Stored records:
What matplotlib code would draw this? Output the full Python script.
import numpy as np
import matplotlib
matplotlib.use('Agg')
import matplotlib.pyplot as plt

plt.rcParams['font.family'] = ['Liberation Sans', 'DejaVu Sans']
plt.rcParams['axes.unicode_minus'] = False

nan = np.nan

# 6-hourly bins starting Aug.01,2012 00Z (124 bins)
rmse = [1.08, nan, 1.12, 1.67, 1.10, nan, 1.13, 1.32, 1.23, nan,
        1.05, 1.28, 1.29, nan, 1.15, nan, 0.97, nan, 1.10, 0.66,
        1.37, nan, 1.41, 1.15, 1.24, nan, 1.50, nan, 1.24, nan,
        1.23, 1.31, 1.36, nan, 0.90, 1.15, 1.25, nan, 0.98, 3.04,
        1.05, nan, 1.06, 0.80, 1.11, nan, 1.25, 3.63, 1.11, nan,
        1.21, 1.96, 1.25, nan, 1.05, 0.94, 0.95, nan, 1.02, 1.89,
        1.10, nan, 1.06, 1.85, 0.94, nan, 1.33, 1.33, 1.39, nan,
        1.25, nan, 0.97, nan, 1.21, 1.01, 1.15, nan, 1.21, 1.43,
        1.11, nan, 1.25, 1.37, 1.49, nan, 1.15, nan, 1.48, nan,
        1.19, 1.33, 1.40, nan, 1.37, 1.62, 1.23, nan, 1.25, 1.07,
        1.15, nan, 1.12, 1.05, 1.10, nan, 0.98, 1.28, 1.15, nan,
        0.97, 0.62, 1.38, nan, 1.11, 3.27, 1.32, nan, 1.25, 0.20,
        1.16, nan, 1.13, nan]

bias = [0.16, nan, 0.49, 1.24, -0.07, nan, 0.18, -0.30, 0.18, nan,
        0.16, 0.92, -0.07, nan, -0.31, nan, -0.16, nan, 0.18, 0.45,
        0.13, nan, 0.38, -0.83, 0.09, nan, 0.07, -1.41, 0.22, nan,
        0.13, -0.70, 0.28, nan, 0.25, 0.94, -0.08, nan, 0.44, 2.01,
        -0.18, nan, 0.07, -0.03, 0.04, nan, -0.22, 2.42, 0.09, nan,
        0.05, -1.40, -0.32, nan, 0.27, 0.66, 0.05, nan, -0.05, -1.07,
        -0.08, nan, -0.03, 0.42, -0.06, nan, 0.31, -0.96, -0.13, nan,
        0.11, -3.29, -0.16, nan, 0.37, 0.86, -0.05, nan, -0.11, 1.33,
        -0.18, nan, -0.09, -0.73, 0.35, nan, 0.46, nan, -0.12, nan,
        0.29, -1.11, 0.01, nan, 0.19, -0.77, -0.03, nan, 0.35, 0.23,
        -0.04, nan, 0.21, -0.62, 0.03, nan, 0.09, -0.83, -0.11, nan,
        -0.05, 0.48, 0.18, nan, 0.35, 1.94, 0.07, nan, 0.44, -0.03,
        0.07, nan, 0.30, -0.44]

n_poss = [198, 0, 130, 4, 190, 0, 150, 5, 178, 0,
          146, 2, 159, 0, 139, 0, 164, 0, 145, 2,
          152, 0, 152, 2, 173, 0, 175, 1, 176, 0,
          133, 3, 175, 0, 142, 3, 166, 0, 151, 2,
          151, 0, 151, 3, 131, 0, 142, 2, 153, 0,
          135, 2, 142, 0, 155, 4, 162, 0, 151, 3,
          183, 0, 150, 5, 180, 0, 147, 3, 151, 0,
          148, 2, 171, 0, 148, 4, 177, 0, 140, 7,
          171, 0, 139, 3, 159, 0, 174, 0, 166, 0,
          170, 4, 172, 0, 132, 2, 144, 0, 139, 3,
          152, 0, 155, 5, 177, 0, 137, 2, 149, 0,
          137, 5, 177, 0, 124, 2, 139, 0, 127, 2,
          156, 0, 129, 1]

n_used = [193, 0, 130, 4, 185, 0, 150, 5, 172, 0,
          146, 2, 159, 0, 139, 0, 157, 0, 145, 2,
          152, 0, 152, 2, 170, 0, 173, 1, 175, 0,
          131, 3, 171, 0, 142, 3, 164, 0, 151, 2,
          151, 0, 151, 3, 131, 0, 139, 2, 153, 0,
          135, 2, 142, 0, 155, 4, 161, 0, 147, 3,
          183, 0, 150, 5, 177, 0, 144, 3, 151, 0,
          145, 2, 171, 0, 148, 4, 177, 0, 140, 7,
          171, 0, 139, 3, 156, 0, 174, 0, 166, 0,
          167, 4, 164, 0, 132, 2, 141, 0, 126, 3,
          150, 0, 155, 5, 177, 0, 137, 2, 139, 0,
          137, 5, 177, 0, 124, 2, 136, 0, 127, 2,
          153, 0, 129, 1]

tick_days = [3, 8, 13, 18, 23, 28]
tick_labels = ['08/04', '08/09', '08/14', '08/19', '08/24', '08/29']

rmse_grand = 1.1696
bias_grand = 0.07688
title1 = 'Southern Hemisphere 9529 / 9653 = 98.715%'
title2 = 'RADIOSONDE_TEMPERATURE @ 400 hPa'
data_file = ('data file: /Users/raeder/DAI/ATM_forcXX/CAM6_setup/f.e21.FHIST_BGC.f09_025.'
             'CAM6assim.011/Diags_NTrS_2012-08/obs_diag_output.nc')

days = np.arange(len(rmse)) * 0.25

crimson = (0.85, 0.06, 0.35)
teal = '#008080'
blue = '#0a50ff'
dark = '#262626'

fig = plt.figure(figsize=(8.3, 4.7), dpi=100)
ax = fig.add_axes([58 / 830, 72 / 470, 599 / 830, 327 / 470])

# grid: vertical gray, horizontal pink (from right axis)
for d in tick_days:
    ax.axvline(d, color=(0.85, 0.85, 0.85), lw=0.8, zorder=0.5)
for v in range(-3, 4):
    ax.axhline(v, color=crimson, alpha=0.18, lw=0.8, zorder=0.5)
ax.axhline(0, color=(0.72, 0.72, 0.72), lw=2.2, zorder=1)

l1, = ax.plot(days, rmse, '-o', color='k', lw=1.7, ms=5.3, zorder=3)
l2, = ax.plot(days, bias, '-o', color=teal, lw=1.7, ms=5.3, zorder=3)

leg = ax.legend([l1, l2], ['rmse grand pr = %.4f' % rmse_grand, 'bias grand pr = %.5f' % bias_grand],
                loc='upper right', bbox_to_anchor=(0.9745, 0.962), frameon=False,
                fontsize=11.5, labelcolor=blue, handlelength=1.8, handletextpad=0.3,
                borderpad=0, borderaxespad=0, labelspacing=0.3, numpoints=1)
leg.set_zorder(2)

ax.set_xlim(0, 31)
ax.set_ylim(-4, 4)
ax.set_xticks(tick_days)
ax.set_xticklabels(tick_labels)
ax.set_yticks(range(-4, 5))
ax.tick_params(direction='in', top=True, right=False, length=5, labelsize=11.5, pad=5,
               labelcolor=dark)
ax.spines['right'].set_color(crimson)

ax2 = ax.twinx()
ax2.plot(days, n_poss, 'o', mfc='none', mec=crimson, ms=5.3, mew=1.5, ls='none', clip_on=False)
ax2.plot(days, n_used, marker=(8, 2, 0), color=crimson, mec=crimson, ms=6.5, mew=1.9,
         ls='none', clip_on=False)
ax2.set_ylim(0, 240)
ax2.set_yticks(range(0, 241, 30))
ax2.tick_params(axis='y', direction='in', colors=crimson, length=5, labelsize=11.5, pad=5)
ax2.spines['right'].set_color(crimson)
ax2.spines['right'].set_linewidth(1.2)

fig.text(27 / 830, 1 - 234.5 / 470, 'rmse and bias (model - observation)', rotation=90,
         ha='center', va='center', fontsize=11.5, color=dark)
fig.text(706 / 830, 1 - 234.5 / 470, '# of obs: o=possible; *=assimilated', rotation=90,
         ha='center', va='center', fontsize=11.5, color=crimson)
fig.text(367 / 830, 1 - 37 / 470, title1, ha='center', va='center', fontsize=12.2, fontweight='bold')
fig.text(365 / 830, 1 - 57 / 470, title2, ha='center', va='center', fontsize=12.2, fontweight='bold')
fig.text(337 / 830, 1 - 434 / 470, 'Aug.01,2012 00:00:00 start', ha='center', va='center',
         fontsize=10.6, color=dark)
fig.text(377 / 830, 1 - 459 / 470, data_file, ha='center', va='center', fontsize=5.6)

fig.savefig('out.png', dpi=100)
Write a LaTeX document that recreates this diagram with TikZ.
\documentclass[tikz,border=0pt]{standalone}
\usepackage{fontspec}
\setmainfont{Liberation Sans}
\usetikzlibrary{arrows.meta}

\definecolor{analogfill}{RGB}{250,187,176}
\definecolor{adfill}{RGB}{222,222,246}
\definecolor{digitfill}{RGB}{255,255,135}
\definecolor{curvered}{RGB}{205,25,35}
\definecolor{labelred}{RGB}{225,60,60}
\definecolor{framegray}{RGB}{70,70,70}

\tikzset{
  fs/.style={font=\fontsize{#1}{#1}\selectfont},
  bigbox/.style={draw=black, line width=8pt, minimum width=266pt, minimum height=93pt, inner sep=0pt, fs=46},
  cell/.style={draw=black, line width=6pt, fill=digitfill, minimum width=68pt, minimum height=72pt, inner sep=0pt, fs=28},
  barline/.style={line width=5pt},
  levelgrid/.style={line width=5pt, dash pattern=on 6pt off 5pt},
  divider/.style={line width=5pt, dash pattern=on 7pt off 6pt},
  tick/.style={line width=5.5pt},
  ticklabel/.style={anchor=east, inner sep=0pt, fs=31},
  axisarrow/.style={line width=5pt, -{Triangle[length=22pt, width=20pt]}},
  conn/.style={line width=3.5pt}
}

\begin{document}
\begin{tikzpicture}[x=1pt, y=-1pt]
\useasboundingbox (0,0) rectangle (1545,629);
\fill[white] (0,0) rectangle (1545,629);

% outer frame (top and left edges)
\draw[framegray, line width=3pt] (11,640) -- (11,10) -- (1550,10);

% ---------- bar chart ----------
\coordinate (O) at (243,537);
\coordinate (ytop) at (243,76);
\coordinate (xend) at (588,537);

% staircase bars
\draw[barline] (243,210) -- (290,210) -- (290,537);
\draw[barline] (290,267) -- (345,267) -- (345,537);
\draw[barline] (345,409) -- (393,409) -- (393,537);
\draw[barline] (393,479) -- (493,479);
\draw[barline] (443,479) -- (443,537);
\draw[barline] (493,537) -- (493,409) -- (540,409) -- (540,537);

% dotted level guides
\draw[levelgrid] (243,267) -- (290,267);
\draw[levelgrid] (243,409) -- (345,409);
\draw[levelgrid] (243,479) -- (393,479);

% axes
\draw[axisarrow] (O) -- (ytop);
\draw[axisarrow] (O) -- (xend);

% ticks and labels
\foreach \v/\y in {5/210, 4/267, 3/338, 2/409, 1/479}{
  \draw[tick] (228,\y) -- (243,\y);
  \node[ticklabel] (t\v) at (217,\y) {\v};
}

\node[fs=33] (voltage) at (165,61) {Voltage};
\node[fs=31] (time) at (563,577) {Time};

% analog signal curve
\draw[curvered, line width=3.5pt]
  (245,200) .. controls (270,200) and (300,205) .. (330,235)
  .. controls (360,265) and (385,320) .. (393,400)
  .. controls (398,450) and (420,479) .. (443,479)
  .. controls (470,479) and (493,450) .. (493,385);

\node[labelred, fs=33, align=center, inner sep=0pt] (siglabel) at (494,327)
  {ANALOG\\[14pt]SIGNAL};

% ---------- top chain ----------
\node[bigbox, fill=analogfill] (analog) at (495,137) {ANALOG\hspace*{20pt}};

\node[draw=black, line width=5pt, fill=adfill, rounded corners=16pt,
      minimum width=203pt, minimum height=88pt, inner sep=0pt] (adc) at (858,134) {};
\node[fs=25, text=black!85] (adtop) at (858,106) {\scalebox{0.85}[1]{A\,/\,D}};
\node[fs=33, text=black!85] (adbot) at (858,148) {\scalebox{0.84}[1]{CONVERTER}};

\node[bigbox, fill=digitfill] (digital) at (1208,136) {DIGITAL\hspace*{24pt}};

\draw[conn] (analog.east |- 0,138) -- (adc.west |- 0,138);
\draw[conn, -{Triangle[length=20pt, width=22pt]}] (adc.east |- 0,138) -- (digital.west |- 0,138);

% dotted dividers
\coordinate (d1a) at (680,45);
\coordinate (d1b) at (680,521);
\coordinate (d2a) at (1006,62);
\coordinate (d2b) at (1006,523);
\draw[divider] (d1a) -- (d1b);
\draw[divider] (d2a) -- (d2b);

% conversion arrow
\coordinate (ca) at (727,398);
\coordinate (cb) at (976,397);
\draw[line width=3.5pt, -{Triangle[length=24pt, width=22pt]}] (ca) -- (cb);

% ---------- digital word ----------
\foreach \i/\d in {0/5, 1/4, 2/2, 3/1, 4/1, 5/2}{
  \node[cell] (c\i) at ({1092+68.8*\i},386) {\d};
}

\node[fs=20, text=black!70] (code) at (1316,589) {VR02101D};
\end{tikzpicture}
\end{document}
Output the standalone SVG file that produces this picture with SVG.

▸ Directions:
What you return should be the lines from the start of the data through the line with "nan = np.nan", quoted exactly and nothing more.

▸ Finished exercise:
What matplotlib code would draw this? Output the full Python script.
import numpy as np
import matplotlib
matplotlib.use('Agg')
import matplotlib.pyplot as plt

plt.rcParams['font.family'] = ['Liberation Sans', 'DejaVu Sans']
plt.rcParams['axes.unicode_minus'] = False

nan = np.nan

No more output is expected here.